_Task prompt_. Pictures should be excluded; otherwise, copy every entry exactly.

_Data for this task_.
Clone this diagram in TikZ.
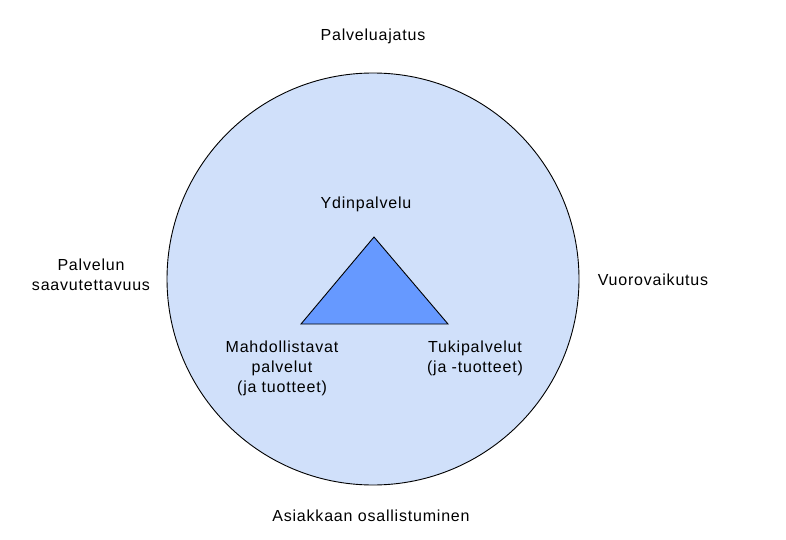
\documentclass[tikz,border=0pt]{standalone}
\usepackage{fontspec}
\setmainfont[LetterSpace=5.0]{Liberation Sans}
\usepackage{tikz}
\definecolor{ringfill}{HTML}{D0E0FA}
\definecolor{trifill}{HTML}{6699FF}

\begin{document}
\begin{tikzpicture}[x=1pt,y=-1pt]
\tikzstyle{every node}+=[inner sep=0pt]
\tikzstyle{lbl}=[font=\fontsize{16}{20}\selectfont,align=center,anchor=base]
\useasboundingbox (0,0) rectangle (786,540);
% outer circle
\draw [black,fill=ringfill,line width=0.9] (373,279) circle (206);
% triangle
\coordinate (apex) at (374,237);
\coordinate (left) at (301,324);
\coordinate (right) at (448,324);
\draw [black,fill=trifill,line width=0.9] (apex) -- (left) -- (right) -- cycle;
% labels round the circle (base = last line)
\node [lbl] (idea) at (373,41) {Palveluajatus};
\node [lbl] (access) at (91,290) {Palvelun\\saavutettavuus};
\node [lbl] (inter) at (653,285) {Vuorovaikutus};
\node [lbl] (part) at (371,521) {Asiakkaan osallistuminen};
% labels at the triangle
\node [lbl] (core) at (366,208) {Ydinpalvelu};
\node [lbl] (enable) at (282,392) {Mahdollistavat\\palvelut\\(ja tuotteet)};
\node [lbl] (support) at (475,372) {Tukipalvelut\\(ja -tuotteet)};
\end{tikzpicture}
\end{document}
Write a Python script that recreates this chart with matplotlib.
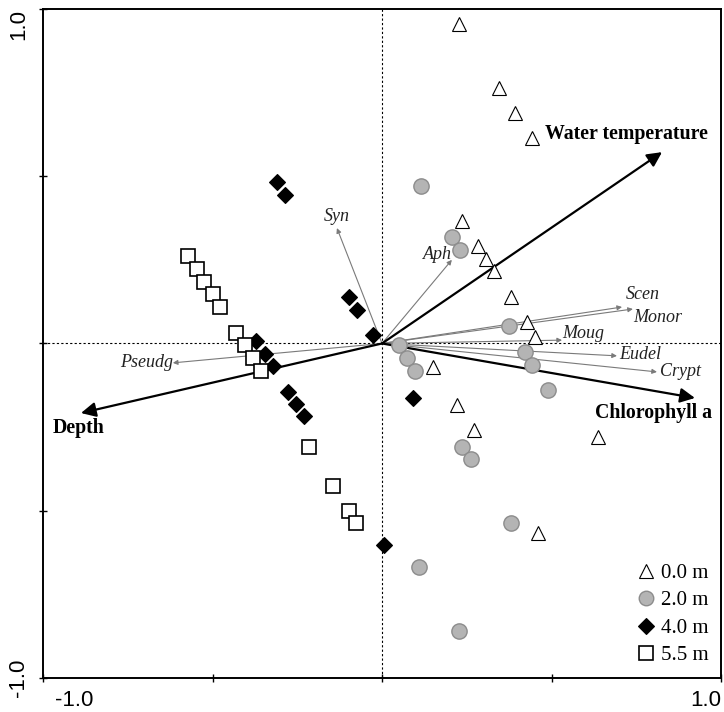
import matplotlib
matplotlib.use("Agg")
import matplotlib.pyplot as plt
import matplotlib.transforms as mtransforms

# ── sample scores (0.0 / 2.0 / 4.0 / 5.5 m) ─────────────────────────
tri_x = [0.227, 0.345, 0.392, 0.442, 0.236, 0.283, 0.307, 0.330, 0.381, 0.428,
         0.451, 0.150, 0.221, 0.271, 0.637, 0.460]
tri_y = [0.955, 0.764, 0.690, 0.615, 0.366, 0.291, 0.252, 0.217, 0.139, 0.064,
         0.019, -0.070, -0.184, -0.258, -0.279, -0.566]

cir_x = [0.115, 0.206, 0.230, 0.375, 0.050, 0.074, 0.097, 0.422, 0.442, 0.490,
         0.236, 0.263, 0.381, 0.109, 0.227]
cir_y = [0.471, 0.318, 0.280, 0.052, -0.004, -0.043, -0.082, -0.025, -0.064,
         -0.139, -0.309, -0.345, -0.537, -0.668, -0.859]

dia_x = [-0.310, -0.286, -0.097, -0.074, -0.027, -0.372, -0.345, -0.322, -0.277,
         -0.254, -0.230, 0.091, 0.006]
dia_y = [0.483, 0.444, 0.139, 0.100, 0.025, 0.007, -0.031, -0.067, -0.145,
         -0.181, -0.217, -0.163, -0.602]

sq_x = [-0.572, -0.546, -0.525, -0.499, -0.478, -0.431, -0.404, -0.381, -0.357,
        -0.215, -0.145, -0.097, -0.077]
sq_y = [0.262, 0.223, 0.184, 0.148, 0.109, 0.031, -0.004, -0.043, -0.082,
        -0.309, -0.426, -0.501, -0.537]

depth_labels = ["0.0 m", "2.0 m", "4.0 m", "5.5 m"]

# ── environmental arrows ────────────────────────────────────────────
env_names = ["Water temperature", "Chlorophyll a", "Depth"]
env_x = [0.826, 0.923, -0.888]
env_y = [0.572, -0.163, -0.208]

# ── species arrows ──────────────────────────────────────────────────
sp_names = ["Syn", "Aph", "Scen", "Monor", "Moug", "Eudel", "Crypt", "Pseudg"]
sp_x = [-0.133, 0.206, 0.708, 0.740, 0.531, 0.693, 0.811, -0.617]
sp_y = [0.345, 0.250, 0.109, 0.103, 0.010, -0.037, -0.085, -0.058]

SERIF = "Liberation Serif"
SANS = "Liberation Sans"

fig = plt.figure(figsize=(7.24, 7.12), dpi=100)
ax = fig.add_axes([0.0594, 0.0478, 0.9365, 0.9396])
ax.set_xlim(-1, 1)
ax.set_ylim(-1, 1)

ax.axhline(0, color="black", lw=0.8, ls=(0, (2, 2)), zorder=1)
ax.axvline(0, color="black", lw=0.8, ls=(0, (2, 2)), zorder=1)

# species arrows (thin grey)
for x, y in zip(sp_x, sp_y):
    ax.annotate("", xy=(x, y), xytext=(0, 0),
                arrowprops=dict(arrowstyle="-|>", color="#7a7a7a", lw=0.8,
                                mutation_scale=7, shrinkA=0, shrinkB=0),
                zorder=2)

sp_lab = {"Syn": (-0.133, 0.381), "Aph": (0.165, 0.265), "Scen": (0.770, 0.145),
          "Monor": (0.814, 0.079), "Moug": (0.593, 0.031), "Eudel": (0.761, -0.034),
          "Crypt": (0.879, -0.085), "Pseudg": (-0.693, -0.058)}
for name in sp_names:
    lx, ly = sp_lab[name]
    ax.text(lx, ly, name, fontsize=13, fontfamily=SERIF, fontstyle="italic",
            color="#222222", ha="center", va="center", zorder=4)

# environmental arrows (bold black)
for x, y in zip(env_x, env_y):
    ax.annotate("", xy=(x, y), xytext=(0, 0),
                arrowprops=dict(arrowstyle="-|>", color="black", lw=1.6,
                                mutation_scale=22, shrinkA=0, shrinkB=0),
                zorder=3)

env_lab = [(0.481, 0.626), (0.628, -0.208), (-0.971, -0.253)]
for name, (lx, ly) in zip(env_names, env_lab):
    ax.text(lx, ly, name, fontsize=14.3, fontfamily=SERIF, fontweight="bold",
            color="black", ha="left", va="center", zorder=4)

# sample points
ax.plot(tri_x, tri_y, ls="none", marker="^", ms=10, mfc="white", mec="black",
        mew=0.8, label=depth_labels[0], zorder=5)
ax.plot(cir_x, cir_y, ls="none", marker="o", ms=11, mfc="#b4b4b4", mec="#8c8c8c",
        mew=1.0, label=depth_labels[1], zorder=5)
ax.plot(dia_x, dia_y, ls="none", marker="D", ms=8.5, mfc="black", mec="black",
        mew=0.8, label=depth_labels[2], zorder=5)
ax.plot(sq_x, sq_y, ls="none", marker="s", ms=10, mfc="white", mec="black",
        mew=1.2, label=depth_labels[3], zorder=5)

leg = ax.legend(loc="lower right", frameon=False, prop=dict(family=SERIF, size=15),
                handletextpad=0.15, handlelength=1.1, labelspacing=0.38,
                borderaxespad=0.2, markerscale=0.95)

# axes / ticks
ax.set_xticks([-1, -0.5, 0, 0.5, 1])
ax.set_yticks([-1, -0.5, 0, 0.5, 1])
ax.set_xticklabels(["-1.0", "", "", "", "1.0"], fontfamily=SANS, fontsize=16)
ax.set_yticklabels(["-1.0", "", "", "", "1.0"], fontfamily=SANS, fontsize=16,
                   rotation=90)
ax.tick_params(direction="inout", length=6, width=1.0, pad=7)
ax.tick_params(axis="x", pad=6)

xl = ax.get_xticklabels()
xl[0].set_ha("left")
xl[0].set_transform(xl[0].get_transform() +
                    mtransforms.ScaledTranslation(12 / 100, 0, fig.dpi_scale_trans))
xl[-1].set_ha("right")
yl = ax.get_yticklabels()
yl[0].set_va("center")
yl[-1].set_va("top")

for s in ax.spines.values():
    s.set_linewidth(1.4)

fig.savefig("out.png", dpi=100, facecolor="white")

_Written answer_.
Clone this diagram in TikZ.
\documentclass[tikz,border=0pt]{standalone}
\usepackage{fontspec}
\setmainfont[LetterSpace=5.0]{Liberation Sans}
\usepackage{tikz}
\definecolor{ringfill}{HTML}{D0E0FA}
\definecolor{trifill}{HTML}{6699FF}

\begin{document}
\begin{tikzpicture}[x=1pt,y=-1pt]
\tikzstyle{every node}+=[inner sep=0pt]
\tikzstyle{lbl}=[font=\fontsize{16}{20}\selectfont,align=center,anchor=base]
\useasboundingbox (0,0) rectangle (786,540);
% outer circle
\draw [black,fill=ringfill,line width=0.9] (373,279) circle (206);
% triangle
\coordinate (apex) at (374,237);
\coordinate (left) at (301,324);
\coordinate (right) at (448,324);
\draw [black,fill=trifill,line width=0.9] (apex) -- (left) -- (right) -- cycle;
% labels round the circle (base = last line)
\node [lbl] (idea) at (373,41) {Palveluajatus};
\node [lbl] (access) at (91,290) {Palvelun\\saavutettavuus};
\node [lbl] (inter) at (653,285) {Vuorovaikutus};
\node [lbl] (part) at (371,521) {Asiakkaan osallistuminen};
% labels at the triangle
\node [lbl] (core) at (366,208) {Ydinpalvelu};
\node [lbl] (enable) at (282,392) {Mahdollistavat\\palvelut\\(ja tuotteet)};
\node [lbl] (support) at (475,372) {Tukipalvelut\\(ja -tuotteet)};
\end{tikzpicture}
\end{document}
Write a Python script that recreates this chart with matplotlib.
import matplotlib
matplotlib.use("Agg")
import matplotlib.pyplot as plt
import matplotlib.transforms as mtransforms

# ── sample scores (0.0 / 2.0 / 4.0 / 5.5 m) ─────────────────────────
tri_x = [0.227, 0.345, 0.392, 0.442, 0.236, 0.283, 0.307, 0.330, 0.381, 0.428,
         0.451, 0.150, 0.221, 0.271, 0.637, 0.460]
tri_y = [0.955, 0.764, 0.690, 0.615, 0.366, 0.291, 0.252, 0.217, 0.139, 0.064,
         0.019, -0.070, -0.184, -0.258, -0.279, -0.566]

cir_x = [0.115, 0.206, 0.230, 0.375, 0.050, 0.074, 0.097, 0.422, 0.442, 0.490,
         0.236, 0.263, 0.381, 0.109, 0.227]
cir_y = [0.471, 0.318, 0.280, 0.052, -0.004, -0.043, -0.082, -0.025, -0.064,
         -0.139, -0.309, -0.345, -0.537, -0.668, -0.859]

dia_x = [-0.310, -0.286, -0.097, -0.074, -0.027, -0.372, -0.345, -0.322, -0.277,
         -0.254, -0.230, 0.091, 0.006]
dia_y = [0.483, 0.444, 0.139, 0.100, 0.025, 0.007, -0.031, -0.067, -0.145,
         -0.181, -0.217, -0.163, -0.602]

sq_x = [-0.572, -0.546, -0.525, -0.499, -0.478, -0.431, -0.404, -0.381, -0.357,
        -0.215, -0.145, -0.097, -0.077]
sq_y = [0.262, 0.223, 0.184, 0.148, 0.109, 0.031, -0.004, -0.043, -0.082,
        -0.309, -0.426, -0.501, -0.537]

depth_labels = ["0.0 m", "2.0 m", "4.0 m", "5.5 m"]

# ── environmental arrows ────────────────────────────────────────────
env_names = ["Water temperature", "Chlorophyll a", "Depth"]
env_x = [0.826, 0.923, -0.888]
env_y = [0.572, -0.163, -0.208]

# ── species arrows ──────────────────────────────────────────────────
sp_names = ["Syn", "Aph", "Scen", "Monor", "Moug", "Eudel", "Crypt", "Pseudg"]
sp_x = [-0.133, 0.206, 0.708, 0.740, 0.531, 0.693, 0.811, -0.617]
sp_y = [0.345, 0.250, 0.109, 0.103, 0.010, -0.037, -0.085, -0.058]

SERIF = "Liberation Serif"
SANS = "Liberation Sans"

fig = plt.figure(figsize=(7.24, 7.12), dpi=100)
ax = fig.add_axes([0.0594, 0.0478, 0.9365, 0.9396])
ax.set_xlim(-1, 1)
ax.set_ylim(-1, 1)

ax.axhline(0, color="black", lw=0.8, ls=(0, (2, 2)), zorder=1)
ax.axvline(0, color="black", lw=0.8, ls=(0, (2, 2)), zorder=1)

# species arrows (thin grey)
for x, y in zip(sp_x, sp_y):
    ax.annotate("", xy=(x, y), xytext=(0, 0),
                arrowprops=dict(arrowstyle="-|>", color="#7a7a7a", lw=0.8,
                                mutation_scale=7, shrinkA=0, shrinkB=0),
                zorder=2)

sp_lab = {"Syn": (-0.133, 0.381), "Aph": (0.165, 0.265), "Scen": (0.770, 0.145),
          "Monor": (0.814, 0.079), "Moug": (0.593, 0.031), "Eudel": (0.761, -0.034),
          "Crypt": (0.879, -0.085), "Pseudg": (-0.693, -0.058)}
for name in sp_names:
    lx, ly = sp_lab[name]
    ax.text(lx, ly, name, fontsize=13, fontfamily=SERIF, fontstyle="italic",
            color="#222222", ha="center", va="center", zorder=4)

# environmental arrows (bold black)
for x, y in zip(env_x, env_y):
    ax.annotate("", xy=(x, y), xytext=(0, 0),
                arrowprops=dict(arrowstyle="-|>", color="black", lw=1.6,
                                mutation_scale=22, shrinkA=0, shrinkB=0),
                zorder=3)

env_lab = [(0.481, 0.626), (0.628, -0.208), (-0.971, -0.253)]
for name, (lx, ly) in zip(env_names, env_lab):
    ax.text(lx, ly, name, fontsize=14.3, fontfamily=SERIF, fontweight="bold",
            color="black", ha="left", va="center", zorder=4)

# sample points
ax.plot(tri_x, tri_y, ls="none", marker="^", ms=10, mfc="white", mec="black",
        mew=0.8, label=depth_labels[0], zorder=5)
ax.plot(cir_x, cir_y, ls="none", marker="o", ms=11, mfc="#b4b4b4", mec="#8c8c8c",
        mew=1.0, label=depth_labels[1], zorder=5)
ax.plot(dia_x, dia_y, ls="none", marker="D", ms=8.5, mfc="black", mec="black",
        mew=0.8, label=depth_labels[2], zorder=5)
ax.plot(sq_x, sq_y, ls="none", marker="s", ms=10, mfc="white", mec="black",
        mew=1.2, label=depth_labels[3], zorder=5)

leg = ax.legend(loc="lower right", frameon=False, prop=dict(family=SERIF, size=15),
                handletextpad=0.15, handlelength=1.1, labelspacing=0.38,
                borderaxespad=0.2, markerscale=0.95)

# axes / ticks
ax.set_xticks([-1, -0.5, 0, 0.5, 1])
ax.set_yticks([-1, -0.5, 0, 0.5, 1])
ax.set_xticklabels(["-1.0", "", "", "", "1.0"], fontfamily=SANS, fontsize=16)
ax.set_yticklabels(["-1.0", "", "", "", "1.0"], fontfamily=SANS, fontsize=16,
                   rotation=90)
ax.tick_params(direction="inout", length=6, width=1.0, pad=7)
ax.tick_params(axis="x", pad=6)

xl = ax.get_xticklabels()
xl[0].set_ha("left")
xl[0].set_transform(xl[0].get_transform() +
                    mtransforms.ScaledTranslation(12 / 100, 0, fig.dpi_scale_trans))
xl[-1].set_ha("right")
yl = ax.get_yticklabels()
yl[0].set_va("center")
yl[-1].set_va("top")

for s in ax.spines.values():
    s.set_linewidth(1.4)

fig.savefig("out.png", dpi=100, facecolor="white")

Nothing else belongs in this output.